Why are My Tests Failing?

Once you have code that compiles and packages properly the next hurdle is unit and integration testing. Frequently, when we have implemented continuous integration tools for development projects we’ve been assured by the development staff that they have extensive unit testing set up. Almost every time, when we start to implement automated unit testing, 100% of the tests fail.

What happened? It’s likely a number of things. A common problem is there is a misunderstanding of the difference between unit tests and integration tests. Unit tests should be designed to run anywhere and quickly, with the bare minimum of external resources (databases, files, network resources). In situations where external resources are required, it’s best to implement in memory databases like h2 or mock libraries like Mockito or Easymock. In integration tests, live databases or other external resources are required, another frequent issue is utilizing hard-coded values for those resources that can’t possibly be created by a build script (try reading a file in c:\myapp on a linux box!). When this is the case, it’s best to implement external configuration files that can allow you to configure different resources for local developer tests and tests on a build server.

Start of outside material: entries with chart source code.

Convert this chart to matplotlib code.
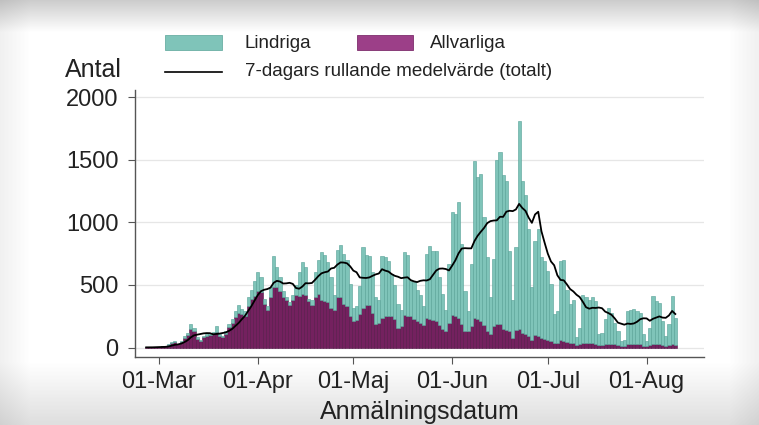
import numpy as np
import pandas as pd
import matplotlib
matplotlib.use("Agg")
import matplotlib.pyplot as plt
import matplotlib.dates as mdates
from matplotlib.patches import Rectangle
from matplotlib.lines import Line2D

plt.rcParams['font.family'] = ['Liberation Sans', 'DejaVu Sans']

start_date = '2020-02-26'

lindriga = [0, 0, 0, 1, 0, 1, 2, 3, 5, 5, 2, 5, 15, 20, 40, 25, 15, 10, 13, 15,
            17, 20, 50, 15, 13, 20, 25, 30, 45, 65, 45, 35, 70, 70, 120, 150, 120, 40, 30, 80,
            250, 160, 110, 50, 20, 20, 40, 80, 190, 250, 220, 20, 40, 200, 270, 380, 370, 320, 240, 120,
            380, 420, 400, 370, 260, 105, 110, 220, 480, 400, 390, 320, 210, 180, 490, 470, 440, 340, 270, 190,
            130, 500, 490, 280, 290, 250, 220, 150, 510, 580, 550, 560, 380, 280, 170, 470, 820, 815, 920, 640,
            320, 160, 500, 1250, 1130, 1170, 860, 590, 290, 535, 1310, 1375, 1230, 1190, 640, 300, 660, 1660, 1210, 1110,
            860, 420, 750, 860, 640, 620, 550, 460, 230, 250, 630, 645, 415, 310, 345, 65, 135, 380, 360, 345,
            365, 340, 90, 100, 205, 290, 250, 175, 115, 40, 45, 268, 275, 281, 268, 255, 91, 41, 142, 382,
            345, 331, 191, 78, 168, 382, 218]

allvarliga = [2, 2, 3, 4, 4, 9, 13, 22, 40, 45, 28, 45, 75, 100, 145, 135, 70, 50, 82, 90,
              98, 105, 125, 90, 82, 110, 165, 195, 245, 275, 265, 255, 330, 390, 410, 450, 440, 350, 300, 400,
              480, 480, 450, 400, 380, 340, 380, 420, 410, 430, 420, 370, 340, 400, 430, 380, 370, 360, 320, 300,
              400, 400, 350, 330, 250, 215, 220, 270, 320, 340, 340, 280, 190, 200, 240, 250, 250, 250, 230, 160,
              170, 260, 250, 250, 230, 210, 200, 180, 240, 230, 220, 210, 180, 150, 130, 200, 260, 250, 240, 190,
              130, 130, 170, 240, 230, 215, 180, 130, 110, 170, 190, 185, 150, 140, 130, 80, 140, 150, 120, 110,
              90, 60, 100, 90, 80, 70, 60, 50, 40, 40, 60, 55, 45, 40, 35, 20, 25, 40, 40, 35,
              35, 30, 20, 20, 25, 30, 30, 25, 20, 15, 15, 25, 25, 25, 25, 25, 15, 12, 18, 30,
              28, 28, 22, 15, 18, 30, 22]

month_ticks = ['2020-03-01', '2020-04-01', '2020-05-01', '2020-06-01', '2020-07-01', '2020-08-01']
month_labels = ['01-Mar', '01-Apr', '01-Maj', '01-Jun', '01-Jul', '01-Aug']
y_ticks = [0, 500, 1000, 1500, 2000]

dates = pd.date_range(start_date, periods=len(lindriga), freq='D')
lind = np.array(lindriga, dtype=float)
allv = np.array(allvarliga, dtype=float)
rolling = pd.Series(lind + allv).rolling(7, min_periods=1).mean()

W, H = 759, 425
fig = plt.figure(figsize=(W / 100, H / 100), dpi=100)

# screenshot-like vignette background
bg = fig.add_axes([0, 0, 1, 1], zorder=-10)
yy = np.arange(H)[:, None].astype(float)
xx = np.arange(W)[None, :].astype(float)
top = np.clip(0.80 + 0.20 * (yy / 32.0), 0, 1)
bot = np.clip(1 - 0.13 * ((yy - 362) / 63.0), 0.87, 1)
edge = 1 - 0.06 * np.clip((30 - xx) / 30, 0, 1) - 0.06 * np.clip((xx - (W - 30)) / 30, 0, 1)
img = top * bot * edge
bg.imshow(img, cmap='gray', vmin=0, vmax=1, aspect='auto', extent=[0, 1, 0, 1], origin='upper')
bg.axis('off')

ax = fig.add_axes([135 / W, 1 - 357 / H, (704 - 135) / W, (357 - 90) / H])
ax.set_facecolor('none')

ax.bar(dates, allv, width=1.0, color='#74215f', edgecolor='#521445', linewidth=0.4, zorder=2)
ax.bar(dates, lind, bottom=allv, width=1.0, color='#7fc4b9', edgecolor='#55a095', linewidth=0.4, zorder=2)
ax.plot(dates, rolling, color='black', lw=1.3, zorder=3)

mar1 = mdates.date2num(pd.Timestamp('2020-03-01'))
ax.set_xlim(mar1 - 7.5, mar1 + 171)
ax.set_ylim(-75, 2056)

ax.set_yticks(y_ticks)
ax.set_yticklabels([str(v) for v in y_ticks])
ax.set_xticks([mdates.date2num(pd.Timestamp(t)) for t in month_ticks])
ax.set_xticklabels(month_labels)

ax.grid(axis='y', color='#e6e6e6', lw=0.9, zorder=0)
ax.set_axisbelow(True)
for s in ['top', 'right']:
    ax.spines[s].set_visible(False)
for s in ['left', 'bottom']:
    ax.spines[s].set_color('#555555')
    ax.spines[s].set_linewidth(1.0)
ax.tick_params(axis='both', labelsize=17, length=5, color='#555555', labelcolor='#222222')
ax.tick_params(axis='y', pad=7)
ax.tick_params(axis='x', pad=5)

ax.set_xlabel('Anmälningsdatum', fontsize=18, color='#222222', labelpad=5)

fig.text(65 / W, 1 - 70 / H, 'Antal', fontsize=18, color='#222222', va='center', ha='left')

# legend (manual, two rows)
def fx(px):
    return px / W

def fy(py):
    return 1 - py / H

fig.patches.append(Rectangle((fx(165), fy(50)), fx(222) - fx(165), fy(35) - fy(50),
                             transform=fig.transFigure, facecolor='#7fc4b9', edgecolor='#6aaea3', lw=0.6))
fig.text(fx(245), fy(43), 'Lindriga', fontsize=13.5, color='#222222', va='center', ha='left')
fig.patches.append(Rectangle((fx(357), fy(50)), fx(413) - fx(357), fy(35) - fy(50),
                             transform=fig.transFigure, facecolor='#9c3f88', edgecolor='#7d2d6c', lw=0.6))
fig.text(fx(430), fy(43), 'Allvarliga', fontsize=13.5, color='#222222', va='center', ha='left')
fig.lines.append(Line2D([fx(165), fx(222)], [fy(72), fy(72)], transform=fig.transFigure,
                        color='black', lw=1.2))
fig.text(fx(245), fy(72), '7-dagars rullande medelvärde (totalt)', fontsize=13.5, color='#222222',
         va='center', ha='left')

fig.savefig('out.png', dpi=100)
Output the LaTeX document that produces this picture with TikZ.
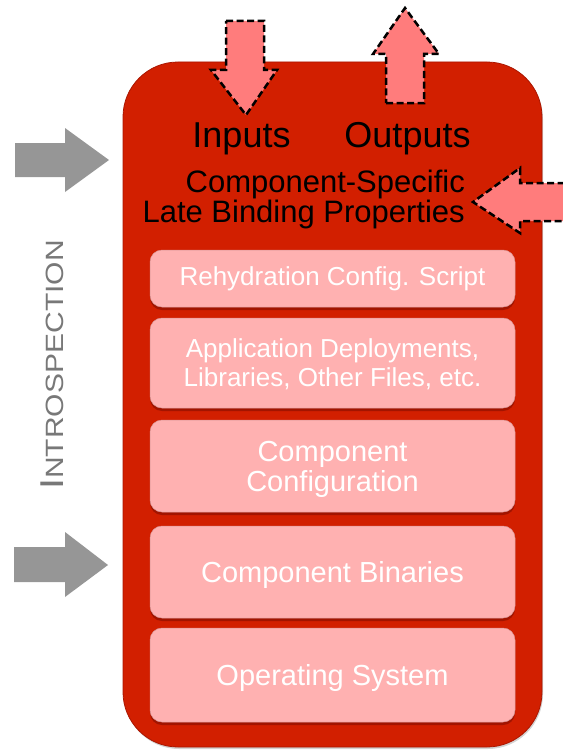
\documentclass[tikz,border=0pt]{standalone}
\usepackage{fontspec}
\setmainfont{Liberation Sans}
\newfontfamily\introfont[FakeStretch=1.2]{Liberation Sans}
\usetikzlibrary{shadows}
\definecolor{unitred}{RGB}{210,31,0}
\definecolor{unitedge}{RGB}{170,22,0}
\definecolor{layerpink}{RGB}{255,177,177}
\definecolor{layershade}{RGB}{150,18,0}
\definecolor{flowpink}{RGB}{255,124,124}
\definecolor{probegray}{RGB}{150,150,150}
\definecolor{labelgray}{RGB}{120,120,120}
\begin{document}
\begin{tikzpicture}[x=1pt,y=-1pt,
    unit/.style={draw=unitedge, line width=0.8pt, fill=unitred, rounded corners=55pt,
      inner sep=0pt, drop shadow={shadow xshift=1pt, shadow yshift=-2pt, opacity=0.35}},
    layer/.style={fill=layerpink, draw=layerpink!85!black, line width=0.5pt, rounded corners=12pt,
      minimum width=365pt, inner sep=0pt, text=white, align=center,
      drop shadow={shadow xshift=0pt, shadow yshift=-3pt, fill=layershade, opacity=0.8}},
    flow/.style={fill=flowpink, draw=black, line width=2.5pt, dash pattern=on 7pt off 3.5pt, line join=miter},
    probe/.style={fill=probegray, draw=none}]
    \useasboundingbox (0,0) rectangle (562,752);
    {\fontsize{26}{29}\selectfont

    % Drawing the component unit
    \node [unit, minimum width=419pt, minimum height=685pt] (unit) at (332.5,404.5) {};

    % Drawing the layers
    \node [layer, minimum height=57pt] (script) at (332.5,278.5) {Rehydration Config. Script};
    \node [layer, minimum height=90pt, text depth=0pt] (deploy) at (332.5,363) {Application Deployments,\\Libraries, Other Files, etc.};
    {\fontsize{29}{30}\selectfont
    \node [layer, minimum height=92pt, text depth=0pt] (config) at (332.5,466) {Component\\Configuration};
    \node [layer, minimum height=92pt, text depth=0pt] (binaries) at (332.5,572) {Component Binaries};
    \node [layer, minimum height=94pt, text depth=0pt] (os) at (332.5,675) {Operating System};
    }

    % Marking inputs and outputs
    {\fontsize{36}{36}\selectfont
    \node [anchor=base, inner sep=0pt] (inputs) at (241.5,147) {Inputs};
    \node [anchor=base, inner sep=0pt] (outputs) at (407.5,147) {Outputs};
    }

    % Marking late binding properties
    {\fontsize{31}{30}\selectfont
    \node [anchor=north east, align=right, inner sep=0pt] (late) at (465,170) {Component-Specific\\Late Binding Properties};
    }

    % Drawing arrow into inputs
    \draw [flow] (226,21) -- (264,21) -- (264,70) -- (277,70) -- (246,115) -- (211,70) -- (226,70) -- cycle;%

    % Drawing arrow out of outputs
    \draw [flow] (386,103) -- (424,103) -- (424,54) -- (439,54) -- (405,8) -- (373,54) -- (386,54) -- cycle;%

    % Drawing arrow into late binding properties
    \fill [flowpink] (575,183) -- (520,183) -- (520,168) -- (473,202) -- (520,233) -- (520,221) -- (575,221) -- cycle;%
    \draw [flow, fill=none] (575,183) -- (520,183) -- (520,168) -- (473,202) -- (520,233) -- (520,221) -- (575,221);%

    % Drawing introspection arrows
    \fill [probe] (15,143) -- (65,143) -- (65,128) -- (109,160) -- (65,192) -- (65,177) -- (15,177) -- cycle;%
    \fill [probe] (14,547) -- (65,547) -- (65,532) -- (108,565) -- (65,597) -- (65,582) -- (14,582) -- cycle;%

    % Marking introspection
    \node [rotate=90, anchor=base, inner sep=0pt, text=labelgray] (intro) at (63,365)
      {\introfont{\fontsize{33}{33}\selectfont I}{\fontsize{25}{25}\selectfont NTROSPECTION}};
    }
\end{tikzpicture}
\end{document}
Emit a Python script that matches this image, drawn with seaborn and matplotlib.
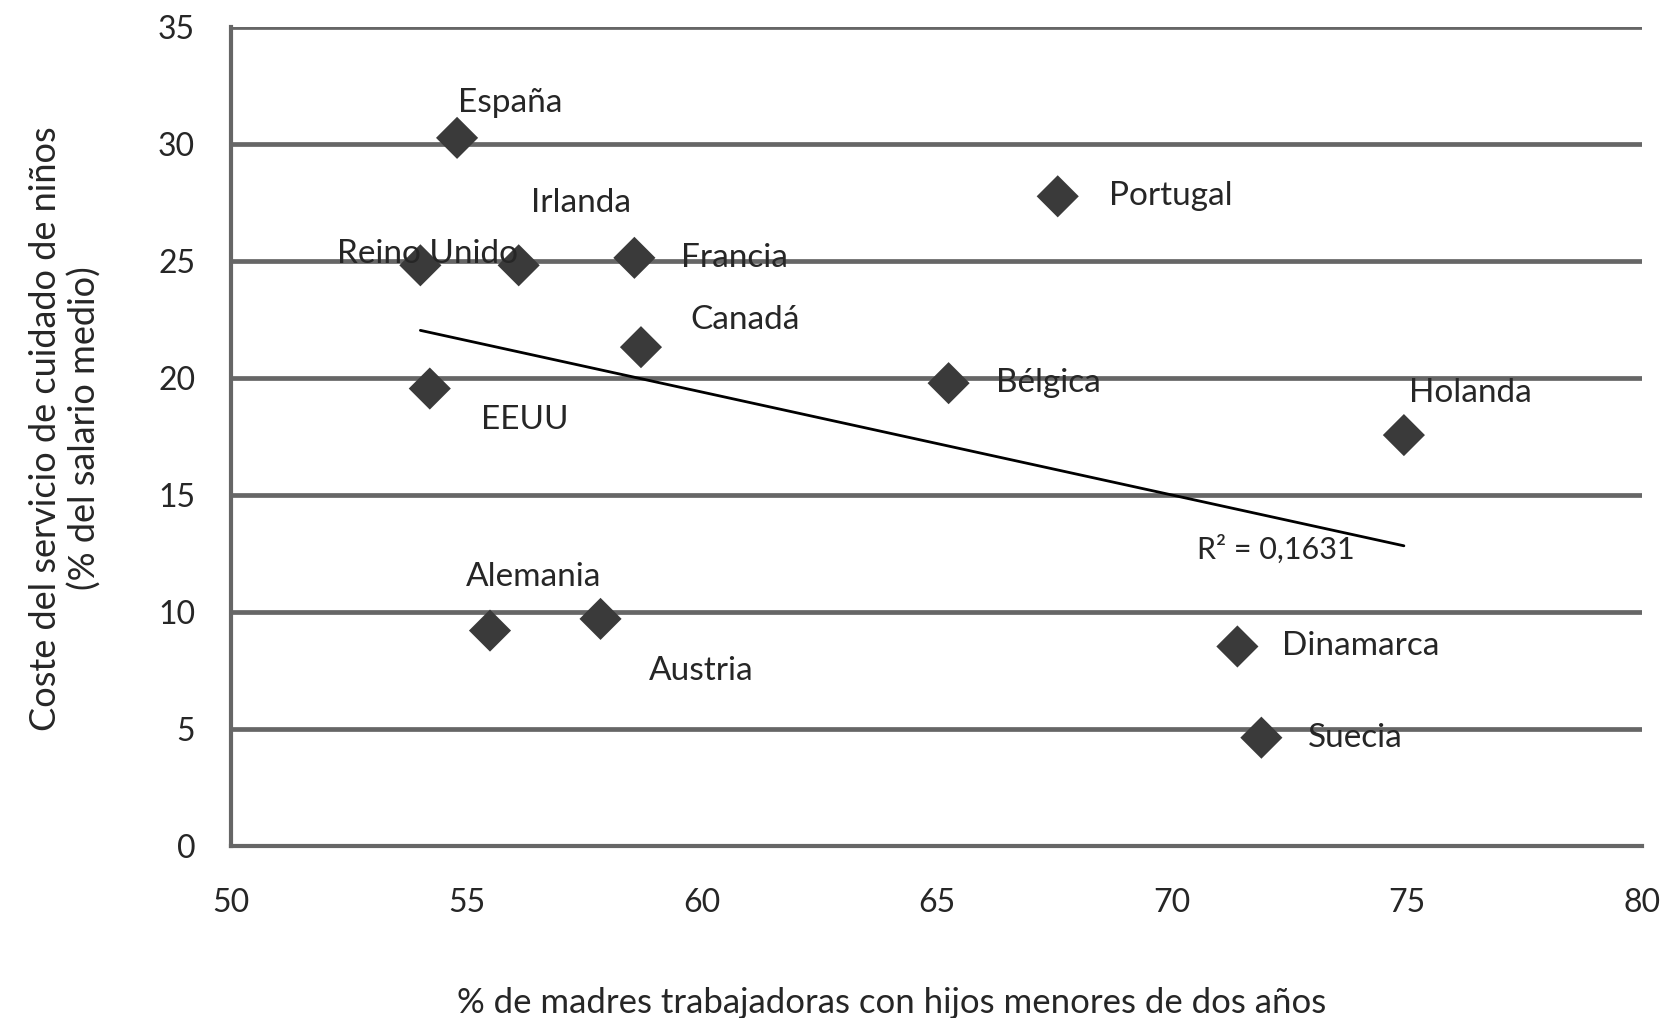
import matplotlib
matplotlib.use('Agg')
import matplotlib.pyplot as plt
import seaborn as sns
import pandas as pd

# datos
paises = ['España', 'Reino Unido', 'Irlanda', 'Francia', 'Canadá', 'EEUU', 'Portugal',
          'Bélgica', 'Holanda', 'Alemania', 'Austria', 'Dinamarca', 'Suecia']
madres = [54.80, 54.02, 56.11, 58.57, 58.71, 54.22, 67.57, 65.25, 74.93, 55.50, 57.85, 71.39, 71.90]
coste = [30.28, 24.83, 24.83, 25.15, 21.33, 19.56, 27.78, 19.79, 17.57, 9.21, 9.71, 8.53, 4.63]
r2_texto = 'R² = 0,1631'
x_ticks = [50, 55, 60, 65, 70, 75, 80]
y_ticks = [0, 5, 10, 15, 20, 25, 30, 35]

df = pd.DataFrame({'pais': paises, 'madres': madres, 'coste': coste})

# desplazamiento de cada etiqueta (pixels)
offsets = {
    'España': (1, 35), 'Irlanda': (12, 62), 'Reino Unido': (-83, 11), 'Francia': (47, 0),
    'Canadá': (49, 27), 'EEUU': (51, -31), 'Portugal': (51, 0), 'Bélgica': (47, 0),
    'Holanda': (5, 42), 'Alemania': (-24, 54), 'Austria': (48, -52), 'Dinamarca': (45, 0),
    'Suecia': (47, 0),
}

sns.set_style('white')
plt.rcParams['font.family'] = ['Lato', 'DejaVu Sans']
gris = '#666666'
texto = '#262626'

fig = plt.figure(figsize=(16.64, 10.18), dpi=100)
ax = fig.add_axes([0.139, 0.169, 0.848, 0.804])

for y in y_ticks:
    ax.axhline(y, color=gris, lw=3.4, zorder=1)

sns.regplot(data=df, x='madres', y='coste', scatter=False, ci=None, truncate=True,
            color='black', line_kws={'lw': 2.0, 'zorder': 3}, ax=ax)
sns.scatterplot(data=df, x='madres', y='coste', marker='D', s=460, color='#3a3a3a',
                edgecolor='none', zorder=4, ax=ax)

for p, x, y in zip(paises, madres, coste):
    ax.annotate(p, (x, y), xytext=offsets[p], textcoords='offset pixels',
                ha='left', va='center', fontsize=24, color=texto, zorder=5)
ax.text(70.53, 12.71, r2_texto, ha='left', va='center', fontsize=22, color=texto, zorder=5)

ax.set_xlim(50, 80)
ax.set_ylim(0, 35)
ax.set_xticks(x_ticks)
ax.set_yticks(y_ticks)
ax.tick_params(axis='both', colors=gris, width=3, length=10, direction='out',
               labelsize=23, labelcolor=texto, pad=20)
ax.tick_params(axis='y', pad=16)
for s in ['top', 'right']:
    ax.spines[s].set_visible(False)
ax.spines['left'].set_color(gris)
ax.spines['left'].set_linewidth(3)
ax.spines['bottom'].set_color(gris)
ax.spines['bottom'].set_linewidth(3)

ax.set_xlabel('% de madres trabajadoras con hijos menores de dos años', fontsize=25,
              color=texto)
ax.xaxis.set_label_coords(0.468, -0.172)
ax.set_ylabel('Coste del servicio de cuidado de niños\n(% del salario medio)', fontsize=26,
              color=texto, linespacing=1.2)
ax.yaxis.set_label_coords(-0.092, 0.51)

plt.savefig('out.png', dpi=100)
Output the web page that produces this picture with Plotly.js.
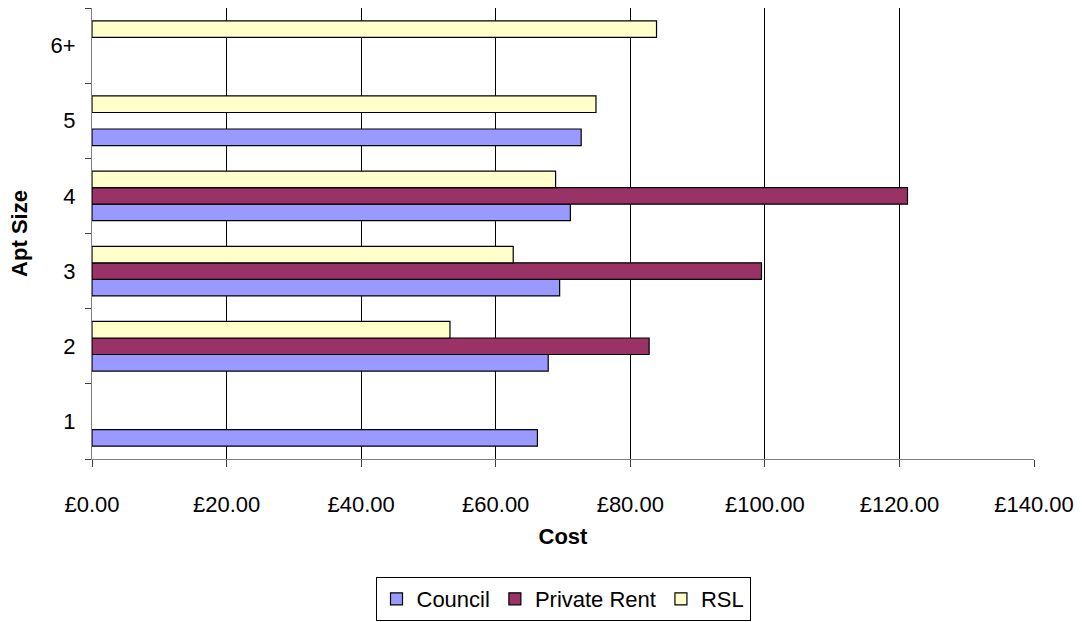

My Code Metrics are Terrible!

Code Coverage tools like Atlassian Clover or JaCoCo and dashboards like Sonarqube are essential building blocks to any ALM tool setup. They are the best ways to measure your progress in eliminating technical debt and to guarantee that you are testing your entire application. When they are first rolled out, however, they can frequently paint an ugly picture of your application. I once saw a sonar report that said that it would take over 5 years of work to eliminate the technical debt for one web application! Before you preemptively turn in your resignation, follow the following tips:

  1. If your application relies on code generated by a utility (code generated from WSDL files as an example), it’s best to exclude that code from your reports. You won’t be able to write tests for such code in any reliable way so it’s best to ignore it. As an example, when we did that on the application I mentioned above, the technical debt repair time dropped from 5 years to 2 months!
  2. Don’t panic. Technical debt is probably what brought you to implement these tools in the first place. Knowing what you have to do is still better than being in the dark about your problems.
  3. Rather than assuming you will fix these problems eventually in one big technical debt release, consider taking steps to remedy problems as you fix or improve features in your code and including it in your estimates. As the technical debt is eliminated, your velocity will improve and your bug count will drop – giving you even more increased velocity!

Maven Wave Can Help

The consultants at Maven Wave can help you overcome these challenges in a number of ways:

  • Help you implement your ALM tools properly to give you the most accurate picture of your applications and how to improve them.
  • Our agile process consultants can help you improve your estimation process and increase your velocity.
  • Our development staff can provide extra bandwidth, when necessary, to help you meet your deadlines while eliminating technical debt.

Implementing Application Lifecycle Management tools can give you the clearest possible picture of what needs to be done to improve the quality of your application. Sometimes the tools may tell you there is a long road ahead, but as you begin to improve your application and pay attention to what the tools are telling you, it will pay dividends with fewer bugs and increased velocity. With that, brings fewer long nights and increased innovation.